NVIDIA / NeMo-Guardrails

NeMo Guardrails is an open-source toolkit for easily adding programmable guardrails to LLM-based conversational systems.
Other
4.12k stars 385 forks source link

Refrain Nemo-Guardrails to Send the Actual User Input to LLM #706

Open minghongg opened 2 months ago

minghongg commented 2 months ago

Hi team,

Is it possible to configure Nemo-Guardrails to avoid sending the actual user input to the LLM? I understand that the actual user input won't be sent if the input rails are triggered. However, is it also possible to prevent the user input from being sent, regardless of whether the input rails are triggered or not?
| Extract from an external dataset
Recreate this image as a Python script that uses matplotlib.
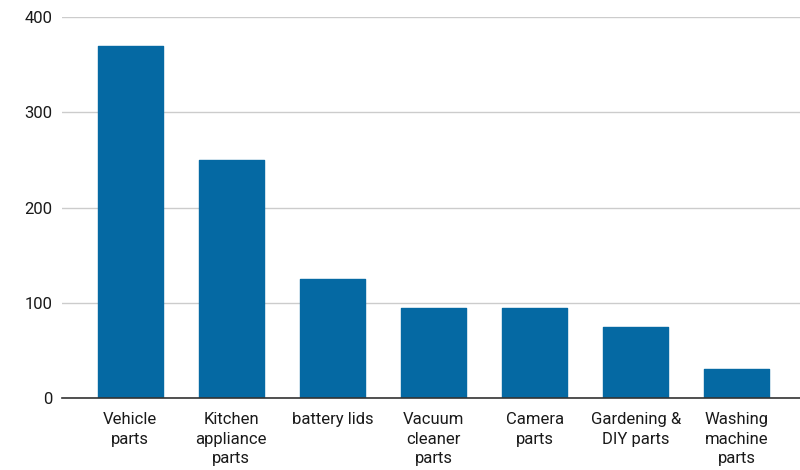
import matplotlib.pyplot as plt

categories = ["Vehicle\nparts", "Kitchen\nappliance\nparts", "battery lids",
              "Vacuum\ncleaner\nparts", "Camera\nparts", "Gardening &\nDIY parts",
              "Washing\nmachine\nparts"]
values = [370, 250, 125, 95, 95, 75, 30]
yticks = [0, 100, 200, 300, 400]

plt.rcParams['font.family'] = ['Roboto', 'DejaVu Sans']

fig = plt.figure(figsize=(8, 4.7), dpi=100)
ax = fig.add_axes([0.0775, 0.1532, 0.9225, 0.8106])

x = range(len(values))
ax.bar(x, values, width=0.64, color="#0569a3", edgecolor="#0569a3",
       linewidth=1, joinstyle="round", zorder=3)

ax.set_ylim(0, 400)
ax.set_xlim(-0.675, 6.625)
ax.set_yticks(yticks)
ax.set_xticks(list(x))
ax.set_xticklabels(categories, linespacing=1.4, va="top")
ax.grid(axis="y", color="#cccccc", linewidth=1, zorder=0)
ax.set_axisbelow(True)

for s in ["top", "right", "left"]:
    ax.spines[s].set_visible(False)
ax.spines["bottom"].set_color("#333333")
ax.spines["bottom"].set_linewidth(1.2)
ax.spines["bottom"].set_zorder(4)

ax.tick_params(axis="both", length=0, labelsize=12, labelcolor="#1a1a1a")
ax.tick_params(axis="y", pad=7)
ax.tick_params(axis="x", pad=10)

fig.savefig("out.png", dpi=100)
Thanks!

Drewwb commented 2 months ago

Yes, it is possible to configure NeMo Guardrails to avoid sending the actual user input to the LLM, regardless of whether input rails are triggered.

In your colang file you could add the following:

define user_input_passes_guardrails as user says something not offensive or inappropriate

when user_input_passes_guardrails:
    bot says "pass"
    action stop_processing  # This stops the input from being sent to the LLM

You could also chain another LLM to your guardrails:

In essence, you would prompt your Observer LLM in a way that makes sure it doesn't output the user's input.

Pouyanpi commented 1 month ago

@minghongg, do you mean that you want to use predefined flows only?

What do you want to do with the user input? It'd be great if you can explain your use case more

drazvan commented 1 month ago

Addi this for reference as well: https://docs.nvidia.com/nemo/guardrails/user_guides/input_output_rails_only/README.html#using-only-input-and-output-rails .